KUALA LUMPUR (Nov 14): Malaysia Smelting Corp Bhd (MSC) saw its net profit jump 52.5% to RM11.66 million in the third quarter ended Sept 30, 2018 (3QFY18) from RM7.65 million a year ago, on stronger earnings from both tin smelting and tin mining divisions. 

This resulted in a higher earnings per share of 2.9 sen for 3QFY18 compared with 1.9 sen for 3QFY17.

Quarterly revenue, however, fell 23.2% to RM309.43 million from RM403.17 million in 3QFY17, due to slower sales of refined tin and less favourable tin prices in 3QFY18.

In a statement today, MSC said its tin smelting business achieved a turnaround in 3QFY18, with a net profit of RM4.7 million compared with a net loss of RM218,000 in 3QFY17, boosted by certain one-off income, such as reversal of impairment losses, gain on disposal of joint venture, lead sales and higher other income.

Meanwhile, tin mining operations at the Rahman Hydraulic Tin Sdn Bhd mine saw increased production output and sales volume, as it reported a 13% year-on-year growth in net profit to RM7.2 million in 3QFY18. 

For the cumulative nine months (9MFY18), the group posted a 36.1% drop in net profit to RM18.7 million from RM29.29 million a year ago, on lower revenue of RM993.2 million, down 11.1% from RM1.12 billion in 9MFY17.

MSC attributed the lower earnings for 9MFY18 to the strengthening of the ringgit against the US dollar and higher operating expenses.

"Average tin prices in 9MFY18 on the Kuala Lumpur Tin Market increased slightly, in US dollar terms.
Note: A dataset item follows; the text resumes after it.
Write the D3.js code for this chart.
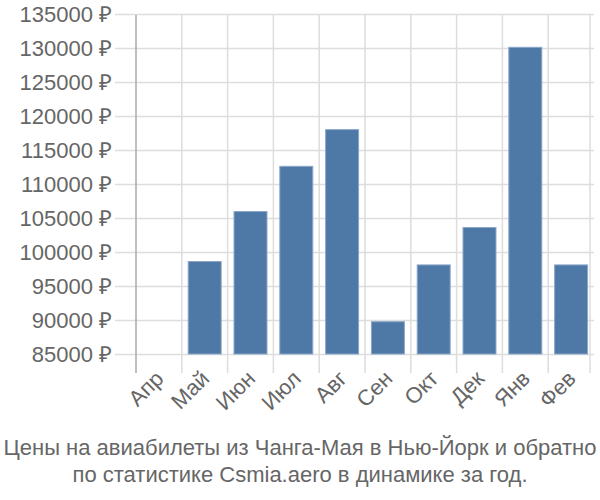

However, this increase in tin price has been offset by the strengthening of the ringgit versus the US dollar," it noted.

On prospects, MSC chief executive officer Datuk Dr Patrick Yong expects the business environment to remain challenging in the next two years as the group undertakes efforts to improve on all areas of operations, technology, manpower and logistics.

"Plans to commence full operations in a new plant, using newer and more efficient technology and a more productive work force are under way. We expect this new plant to be operational in the medium term.

"As we progressively move our operations to our new plant, we expect overheads to increase as we run two plants, with only one generating revenue. We expect this to impact our financial performance for this and the next financial year," said MSC in a Bursa Malaysia filing.

"Once the move is completed, with the new facility with the ISASMELT furnace, we expect to reduce operational and manpower costs, while improving our carbon footprint. In addition, the operational inefficiencies we currently face with our aging plant in Butterworth will be eliminated," it added.

For its tin mining segment, MSC said it has increased its daily mining output from mid-July, which has contributed to increased production costs in the mining segment.

MSC shares closed down one sen or 1.35% at 73 sen today, with 40,000 shares done, bringing a market capitalisation of RM292 million.